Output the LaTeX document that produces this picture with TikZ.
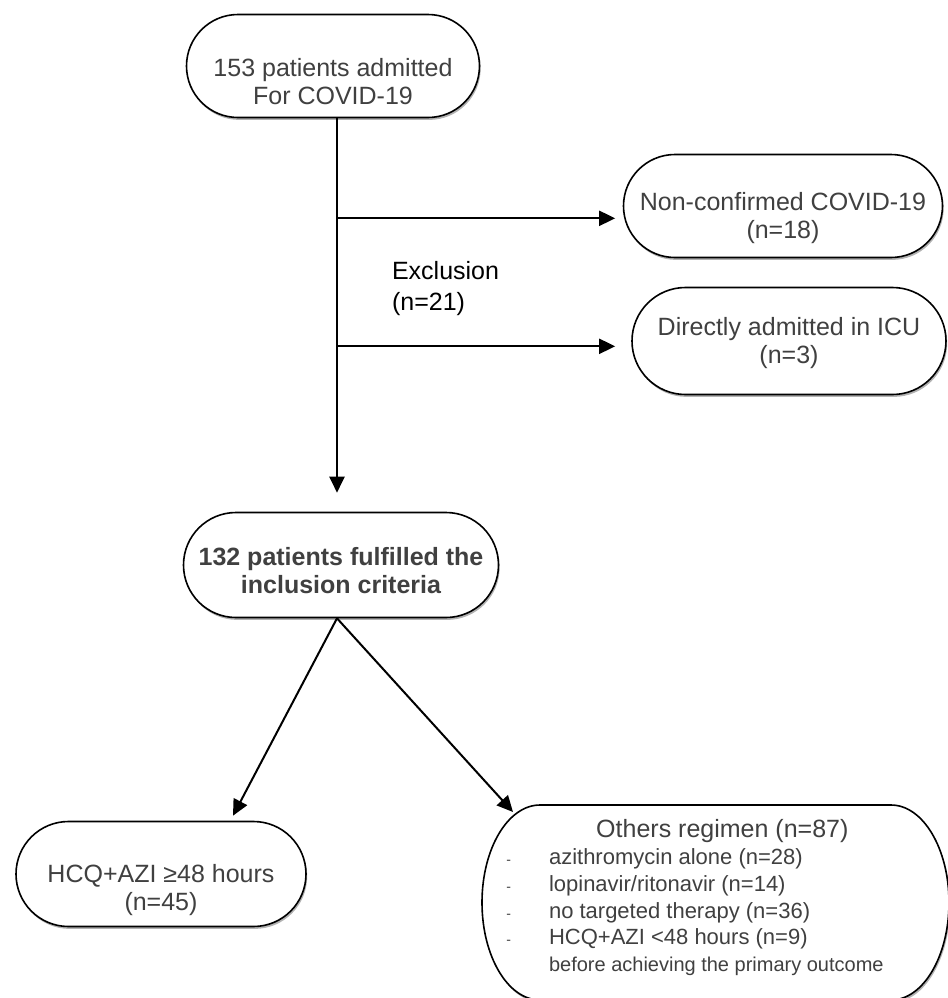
\documentclass[tikz,border=0pt]{standalone}
\usepackage{fontspec}
\setmainfont{Liberation Sans}
\usepackage{tikz}
\usetikzlibrary{arrows.meta, positioning, shapes.misc, shadows, calc}
\usepackage{xcolor}
\definecolor{mgray}{RGB}{64,64,64}
\newcommand{\listdash}{{\fontsize{7}{8}\selectfont -}}
\newcommand{\rowstrut}{\rule[-3.5pt]{0pt}{13pt}}

\begin{document}
\begin{tikzpicture}[x=0.5pt, y=-0.5pt,
  shade/.style={drop shadow={shadow xshift=0.6pt,shadow yshift=-1.2pt,
                             fill=black!30,opacity=1}},
  box/.style={rounded rectangle,draw,line width=0.8pt,fill=white,shade,
              align=center,text=mgray,font=\fontsize{12.5}{14}\selectfont,
              inner sep=2pt},
  outline/.style={draw,line width=0.8pt,fill=white,shade},
  tshift/.style={text height=#1,text depth=0pt},
  arr/.style={-{Triangle[length=8pt,width=7.5pt]},line width=1pt}
]
\useasboundingbox (0,0) rectangle (948,998);
\clip (0,0) rectangle (948,998);

% Admission
\node[box,tshift=38pt,minimum width=150.5pt,minimum height=51.5pt] (adm)
  at (333,66) {153 patients admitted\\For COVID-19};

% Exclusions
\node[box,tshift=32.5pt,minimum width=163.5pt,minimum height=51.5pt] (ncf)
  at (783,206) {Non-confirmed COVID-19\\(n=18)};
\node[box,tshift=22.5pt,minimum width=161pt,minimum height=53.5pt] (icu)
  at (789,341) {Directly admitted in ICU\\(n=3)};
\node[anchor=base west,align=left,font=\fontsize{12.5}{15.5}\selectfont] (exc)
  at (385,310) {Exclusion\\(n=21)};

% Inclusion
\node[box,tshift=28pt,font=\fontsize{12.5}{14}\selectfont\bfseries,
      minimum width=161.5pt,minimum height=52.5pt] (inc) at (341,565)
  {132 patients fulfilled the\\inclusion criteria};

% Groups
\node[box,tshift=36.5pt,minimum width=149pt,minimum height=52.5pt] (hcq)
  at (161,874) {HCQ+AZI ≥48 hours\\(n=45)};

\coordinate (othc) at (715,899);
\draw[outline] ($(othc)+(-175,-94)$)
  arc[start angle=270,end angle=90,x radius=58,y radius=97.5] -- ++(351,0)
  arc[start angle=90,end angle=-90,x radius=58,y radius=97.5] -- cycle;
\node[text=mgray,inner sep=0pt,font=\fontsize{11}{13}\selectfont] (oth) at (othc)
  {\begin{tabular}{@{}l@{\hspace{19pt}}l@{\hspace{20pt}}}
    \rowstrut & \multicolumn{1}{c@{\hspace{20pt}}}{\fontsize{12.5}{14}\selectfont
      Others regimen (n=87)}\\
    \rowstrut\listdash & azithromycin alone (n=28)\\
    \rowstrut\listdash & lopinavir/ritonavir (n=14)\\
    \rowstrut\listdash & no targeted therapy (n=36)\\
    \rowstrut\listdash & HCQ+AZI <48 hours (n=9)\\
    \rowstrut & {\fontsize{10}{12}\selectfont before achieving the primary outcome}
  \end{tabular}};

% Flow
\coordinate (br1) at ($(adm.south)+(4,100)$);
\coordinate (br2) at ($(adm.south)+(4,228)$);
\draw[arr,shorten >=9.5pt] (br1 |- adm.south) -- (br1 |- inc.north);
\draw[arr,shorten >=3.75pt] (br1) -- (br1 -| ncf.west);
\draw[arr,shorten >=8pt] (br2) -- (br2 -| icu.west);
\draw[arr] ([xshift=-2pt]inc.south) -- ([xshift=36pt,yshift=2.5pt]hcq.north);
\draw[arr] ([xshift=-2pt]inc.south) -- ([shift={(-202,-87)}]oth.center);
\end{tikzpicture}
\end{document}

· · · ·

Short problem: Copy the listing in full and without alteration, omitting every picture.

Solution to the exercise:
Output the LaTeX document that produces this picture with TikZ.
\documentclass[tikz,border=0pt]{standalone}
\usepackage{fontspec}
\setmainfont{Liberation Sans}
\usepackage{tikz}
\usetikzlibrary{arrows.meta, positioning, shapes.misc, shadows, calc}
\usepackage{xcolor}
\definecolor{mgray}{RGB}{64,64,64}
\newcommand{\listdash}{{\fontsize{7}{8}\selectfont -}}
\newcommand{\rowstrut}{\rule[-3.5pt]{0pt}{13pt}}

\begin{document}
\begin{tikzpicture}[x=0.5pt, y=-0.5pt,
  shade/.style={drop shadow={shadow xshift=0.6pt,shadow yshift=-1.2pt,
                             fill=black!30,opacity=1}},
  box/.style={rounded rectangle,draw,line width=0.8pt,fill=white,shade,
              align=center,text=mgray,font=\fontsize{12.5}{14}\selectfont,
              inner sep=2pt},
  outline/.style={draw,line width=0.8pt,fill=white,shade},
  tshift/.style={text height=#1,text depth=0pt},
  arr/.style={-{Triangle[length=8pt,width=7.5pt]},line width=1pt}
]
\useasboundingbox (0,0) rectangle (948,998);
\clip (0,0) rectangle (948,998);

% Admission
\node[box,tshift=38pt,minimum width=150.5pt,minimum height=51.5pt] (adm)
  at (333,66) {153 patients admitted\\For COVID-19};

% Exclusions
\node[box,tshift=32.5pt,minimum width=163.5pt,minimum height=51.5pt] (ncf)
  at (783,206) {Non-confirmed COVID-19\\(n=18)};
\node[box,tshift=22.5pt,minimum width=161pt,minimum height=53.5pt] (icu)
  at (789,341) {Directly admitted in ICU\\(n=3)};
\node[anchor=base west,align=left,font=\fontsize{12.5}{15.5}\selectfont] (exc)
  at (385,310) {Exclusion\\(n=21)};

% Inclusion
\node[box,tshift=28pt,font=\fontsize{12.5}{14}\selectfont\bfseries,
      minimum width=161.5pt,minimum height=52.5pt] (inc) at (341,565)
  {132 patients fulfilled the\\inclusion criteria};

% Groups
\node[box,tshift=36.5pt,minimum width=149pt,minimum height=52.5pt] (hcq)
  at (161,874) {HCQ+AZI ≥48 hours\\(n=45)};

\coordinate (othc) at (715,899);
\draw[outline] ($(othc)+(-175,-94)$)
  arc[start angle=270,end angle=90,x radius=58,y radius=97.5] -- ++(351,0)
  arc[start angle=90,end angle=-90,x radius=58,y radius=97.5] -- cycle;
\node[text=mgray,inner sep=0pt,font=\fontsize{11}{13}\selectfont] (oth) at (othc)
  {\begin{tabular}{@{}l@{\hspace{19pt}}l@{\hspace{20pt}}}
    \rowstrut & \multicolumn{1}{c@{\hspace{20pt}}}{\fontsize{12.5}{14}\selectfont
      Others regimen (n=87)}\\
    \rowstrut\listdash & azithromycin alone (n=28)\\
    \rowstrut\listdash & lopinavir/ritonavir (n=14)\\
    \rowstrut\listdash & no targeted therapy (n=36)\\
    \rowstrut\listdash & HCQ+AZI <48 hours (n=9)\\
    \rowstrut & {\fontsize{10}{12}\selectfont before achieving the primary outcome}
  \end{tabular}};

% Flow
\coordinate (br1) at ($(adm.south)+(4,100)$);
\coordinate (br2) at ($(adm.south)+(4,228)$);
\draw[arr,shorten >=9.5pt] (br1 |- adm.south) -- (br1 |- inc.north);
\draw[arr,shorten >=3.75pt] (br1) -- (br1 -| ncf.west);
\draw[arr,shorten >=8pt] (br2) -- (br2 -| icu.west);
\draw[arr] ([xshift=-2pt]inc.south) -- ([xshift=36pt,yshift=2.5pt]hcq.north);
\draw[arr] ([xshift=-2pt]inc.south) -- ([shift={(-202,-87)}]oth.center);
\end{tikzpicture}
\end{document}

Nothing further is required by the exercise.